La quiebra de la biblioteca
La biblioteca, para el invidente Borges, era explicación del universo. En sus laberintos, poblados de libros y de autores, él encontró una forma de dicha. Nosotros, hemos hallado la desgracia. En comprender un texto ocupamos el último lugar. En la cola estamos y somos incapaces de hacer algo para salir de esa ubicación. Peor. Buscamos ir más al fondo, como si existiera algo más terrible que la retaguardia. No conocemos ninguna campaña, sería y radical, que haga de la lectura el centro de la vida cívica. Mejor es esconder la cabeza, disimular la gravedad del hecho y vacilarse hasta las últimas consecuencias. El asunto es todavía más grave con lo que viene ocurriendo con la Biblioteca Amazónica.
El jesuita Francisco de Aguilar fue el primero que quemó libros, escritos y apuntes en estas tierras. Esa vocación incendiaria no requiere del fuego para prosperar. La biblioteca amazónica está quemada, en realidad. O, lo que es lo mismo, quebrada. No por falta de lectores, pues esos podrían llegar de un momento a otro, sino por falta de dinero. No hay plata en el presupuesto acostumbrado para que siga funcionando. Plata hay para otras cosas, pueriles, ridículas y vanidosas. No para mantener ese lugar. Así las cosas, hemos renunciado al porvenir donde el conocimiento es la mayor riqueza. ¿Qué lugar ocuparemos, como ciudad, como región, en comprender un texto con la biblioteca cerrada para los de acá?

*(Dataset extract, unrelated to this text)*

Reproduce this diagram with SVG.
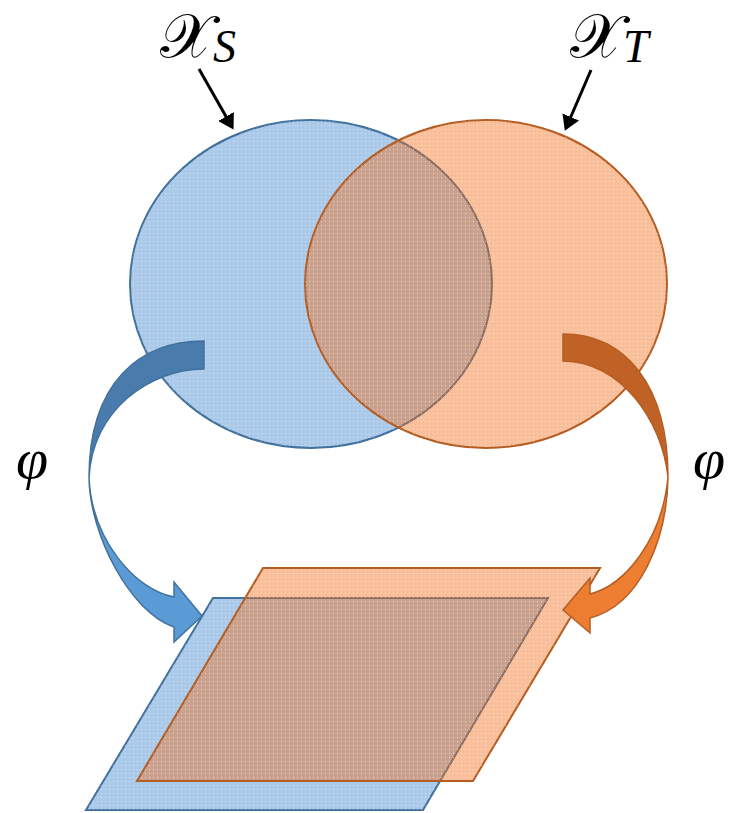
<svg xmlns="http://www.w3.org/2000/svg" width="733" height="813" viewBox="0 0 733 813">
<style>
.bshape{fill:#abcaea;stroke:#41719c;stroke-width:2}
.oshape{fill:#f06b16;fill-opacity:0.43;stroke:#b55d22;stroke-width:2}
.dots{fill:url(#dots);stroke:none}
.bdark{fill:#497cad;stroke:#41719c;stroke-width:1.5;stroke-linejoin:miter}
.blight{fill:#5b9bd5;stroke:#41719c;stroke-width:1.5;stroke-linejoin:miter}
.odark{fill:#c06226;stroke:#b55d22;stroke-width:1.5;stroke-linejoin:miter}
.olight{fill:#ed7d31;stroke:#b55d22;stroke-width:1.5;stroke-linejoin:miter}
.ptr{stroke:#000;stroke-width:3;fill:none;marker-end:url(#ah)}
.cal{font-family:"DejaVu Serif","Liberation Serif",serif;font-size:62px}
.sub{font-family:"Liberation Serif",serif;font-style:italic;font-size:46px}
.phi{font-family:"Liberation Serif",serif;font-style:italic;font-size:58px}
</style>
<defs>
<pattern id="dots" width="4" height="4" patternUnits="userSpaceOnUse">
<rect x="1" y="1" width="1" height="1" fill="#fff" fill-opacity="0.45"/>
</pattern>
<marker id="ah" markerWidth="6" markerHeight="6" refX="4" refY="3" orient="auto" markerUnits="strokeWidth">
<path d="M0,0 L5,3 L0,6 Z" fill="#000"/>
</marker>
</defs>
<g id="source-set">
<ellipse class="bshape" cx="311" cy="284" rx="181" ry="164"/>
<ellipse class="dots" cx="311" cy="284" rx="181" ry="164"/>
</g>
<g id="target-set">
<ellipse class="oshape" cx="486" cy="284" rx="181" ry="164"/>
<ellipse class="dots" cx="486" cy="284" rx="181" ry="164"/>
</g>
<g id="source-plane">
<polygon class="bshape" points="213,598 548,598 423,810 86,810"/>
<polygon class="dots" points="213,598 548,598 423,810 86,810"/>
</g>
<g id="target-plane">
<polygon class="oshape" points="263,568 600,568 473,781 137,781"/>
<polygon class="dots" points="263,568 600,568 473,781 137,781"/>
</g>
<g id="connectors">
<path class="bdark" d="M204,341 C140,341 89,382 89,478 C92,410 150,369 204,369 Z"/>
<path class="blight" d="M89,478 C90,535 130,612 174,627 L174,642 L202,616 L174,582 L174,597 C135,590 92,540 89,478 Z"/>
<path class="odark" d="M563,334 C625,334 668,385 668,477 C662,420 620,361 563,361 Z"/>
<path class="olight" d="M668,477 C667,540 640,605 590,618 L590,633 L563,610 L590,578 L590,594 C625,585 662,540 668,477 Z"/>
<line class="ptr" x1="199" y1="69" x2="232" y2="127"/>
<line class="ptr" x1="591" y1="70" x2="566" y2="128"/>
</g>
<g id="labels">
<text x="160" y="57"><tspan class="cal">𝒳</tspan><tspan class="sub" dy="5">S</tspan></text>
<text x="570" y="57"><tspan class="cal">𝒳</tspan><tspan class="sub" dy="5">T</tspan></text>
<text class="phi" x="16" y="478">φ</text>
<text class="phi" x="693" y="478">φ</text>
</g>
</svg>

Lo peor de todo es que los ciudadanos de hoy, unos más y otros menos, hemos renunciado a esa forma de dicha que tanto fascinó a Borges. Y a otros, por supuesto. La intensidad de la vida, el enriquecimiento de la experiencia humana, la plenitud del instante, se fueron al tacho. Solo una sociedad inerte, embrutecida o estupidizada puede permitir que se cierren las puertas y las ventanas de su mejor biblioteca.